1. Family is the first behavioural model

It is a natural tendency for children to manifest themselves identically as the adults they get emotionally attached to. Parents, therefore, become the first role models that a child unconsciously follows. Children will imitate the behaviours and actions of the adults in their families. Good manners, interaction with other people, the way of behaving in a social group, showing affection – all of these behaviours are shaped during the first years of a child’s life and are borrowed from the family.

However, this is a two-edged sword. The familial context can also have a negative influence on a child personality. Thus, a child that has grown up in a dysfunctional family is prone to imitate their parents’ improper behaviours. For example, children who have faced abuses, violence of any kind, vices or unhealthy familial relationships are more likely to repeat these actions later in their lives. There are, undeniably, exceptions in both of these scenarios.

2. Family is the first learning environment

Family is what lays the foundation of the process of learning and it is the first medium of acquiring information. Parents are in charge of children’s basic education and of giving them knowledge about the world that surrounds them. This can be done not only by taking the time to discuss with children and addressing their questions and curiosities, but also by engaging them in all sorts of educational activities, like visits to museums, theatres, spending time in nature, reading them stories, etc.

Getting children in the habit of learning from an early age will make them more receptive to learning later in life, as they will already be used to receiving and absorbing new information. The first school is at home, so the family is responsible for paving the path of a child’s learning journey. Creative and interactive home education establishes successful and efficient learning in the future. Practising sports or playing instruments also helps with that, and it teaches them to be more organized, determined, perseverant and hard-working persons.
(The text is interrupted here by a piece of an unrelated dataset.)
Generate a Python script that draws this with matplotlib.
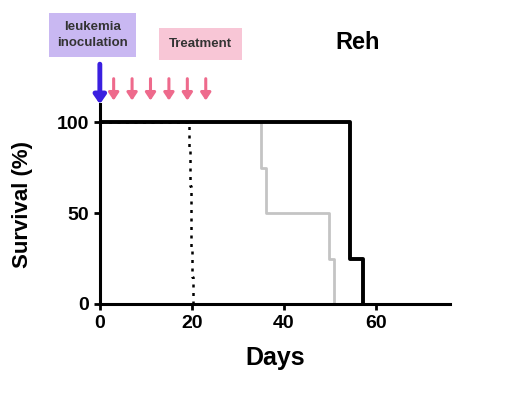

3. Family is where you learn to communicate

Not only do children learn how to speak a language from the members of their family, but they also learn how to communicate. Whether we speak about communicating feelings, ideas, or impressions, it is within the family where kids practise this ability. Having a healthy relationship with their family will enable a child to speak up their mind, to speak openly about their fears, joys and emotions. In this way, children can learn how to better express themselves and how to assert their points of view, and they learn empathy, patience and honesty as well.

All of these will be reflected in their personalities as teenagers and adults. They will become functional social individuals, it will be easier for them to integrate among others and adapt to different social situations. These people will have a voice, they will communicate their ideas and feelings very clearly, they will be listened to and will know how to listen, in their turn. Such people will find fewer difficulties in socializing and empathizing with others.

4. Family offers you a set of values

Just like in the case of imitating behaviours, children tend to follow the ways of thinking their families adopt. This goes hand in hand with a certain set of values according to which people lead their lives. Together with getting a sense of what’s good and what’s bad, children are instilled with morals and principles, such as acceptance, tolerance, kindness, understanding and so on.

Even if they can change with time or be altered, these values make the base of one’s life and will guide them in most of the decisions they will take, while helping them build healthy human interactions. Children’s personality is shaped in accordance with these values which will determine the future teenagers or adults to establish certain standards and improve the quality of their lives.